Friday Oct 26, 2012 (foodconsumer.org) -- Dr. Michael F. Holick of Boston University Medical Center in Boston, MA published a report most recently in Anticancer Agents Medicinal Chemistry saying that in order for vitamin D to have an anticancer effect, one needs to maintain 40 to 60 ng/mL serum vitamin D.

Dr. Holick says increased sun exposure which leads to producing sufficient serum vitamin D levels reduces risk of dying of cancer, which has been known for more than 100 years.

The association between high serum vitamin D and low risk of developing cancer and dying from the disease has been ascertained in many epidemiologic studies.   Vitamin D is believed to have a chemopreventative effect against cancer because most cells in the body not only have vitamin D receptors but also the capability of converting 25-hydroxyvitamin D to 1,25-dihydroxyvitamin D.

And 1,25-dihydroxyvitamin D, once formed, according to the author, can inhibit cellular proliferation, promote cellular maturation, and prevent angiogenesis, and cause apoptosis, together leading to the prevention of cancer.

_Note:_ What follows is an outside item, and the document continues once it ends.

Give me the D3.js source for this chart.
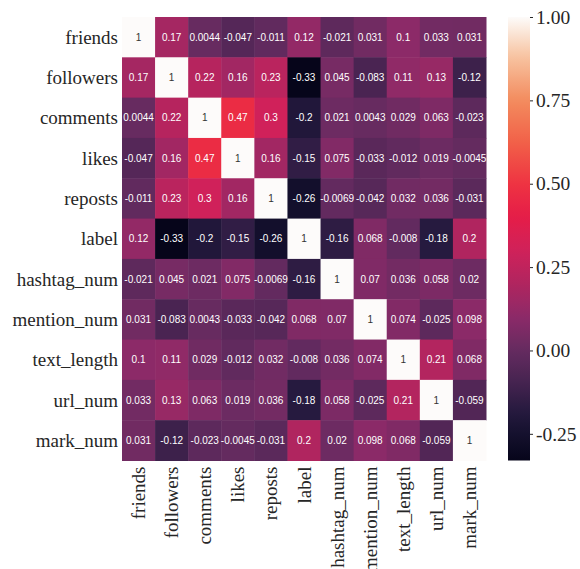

The cancers vitamin D can help prevent include deathly cnacers like colon cancer, breast cancer, pancreatic cancer and ovarian cancer, Dr. Holick says.  

People diagnosed with cancer often suffered vitamin D deficiency.  Taking vitamin D supplements, sun exposure and eating vitamin D rich foods all can help improve the vitamin D status, which can not only help bone health, but also reduce risk of developing cancer and dying of cancer.

Dr. Holick says in order to prevent the development of cancer and death from the disease, a serum level of 40 to 60 ng of 25-hydroxyvitamin D /mL blood is needed.   This level can be reached in children by taking 600 to 1000 IU of vitamin D and in adults by taking 1500 to 2000 IUs of vitamin D daily from diet, supplements and sun exposure.